This section is dedicated to take away all your "I wish someone had told me that before I went!" experiences. This way, you can spend less time settling in, and more time making new friends in your chosen hostel. We share our insider knowledge of tips, tricks and important things to look out for in Mount Fuji.
Located on Honshu, the largest Japanese island, Mount Fuji, Japan, is a world-famous and unique symbol of Japan. It has been on countless postcards, travel books, posters, and desktop wallpapers. The mountain is just under four thousand metres high and is characterized by its symmetrical volcanic cone. It is the highest mountain in Japan and situated around one hundred twenty kilometres southwest of Tokyo. Around five months a year, snow covers the peak. For many centuries, Mount Fuji has been worshiped as a sacred mountain. In fact, it is one the Three Holy Mountains of Japan. People believe that each of these three mountains -- Mount Haku, Mount Tateyama, and Mount Fuji -- has a particular power and their force is the source of life. In this context, Mount Fuji has volcanic power. But do not worry too much, the active volcano erupted for the last time in the early eighteenth century.
In the region, you will find numerous hotels, guesthouses, and hostels in Mount Fuji, Japan. Several huts are located right on the hillsides of Mount Fuji. Many accommodations are clustered in the settlements around Mount Fuji. Check out Lake Kawaguchi, Lake Yamanaka, or the area around the Fujikyu Highland Station for a large selection of hotels. However, the number of Mount Fuji, Japan hostels is limited compared to traditional guesthouses as well as hotels. Free Wi-Fi is standard (this also includes the hostels in Mount Fuji, Japan). Unfortunately, not many people speak English, so communication problems can occur.
Getting there is really easy during the climbing season from July to September. The mountain is accessible from all sides. The most popular bus connection departs from Tokyo. During the climbing season, you can take a bus directly from the Shinjuku Expressway Bus Terminal; the trip takes about two-and-a-half hours. If there is no climbing season, you can still take a bus, but the connections are less frequent. Train connections are available, as well.
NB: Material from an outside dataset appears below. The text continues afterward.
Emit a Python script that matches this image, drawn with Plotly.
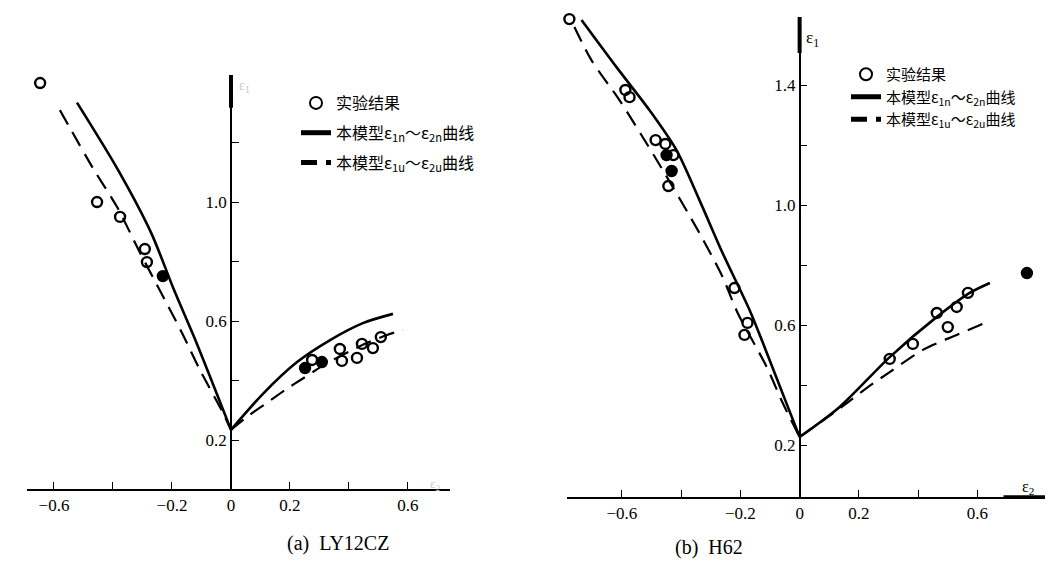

Especially in summer, the mountain is a very popular tourist destination. Unfortunately, poor visibility and clouds often block the view to the top of Mount Fuji. Generally, the visibility is better in winter than in summer. Fujigoko, the Fuji Five Lake, is located at the northern base of Mount Fuji. It is well-known as a lake resort area and a perfect spot for active tourists who love hiking, fishing, and camping.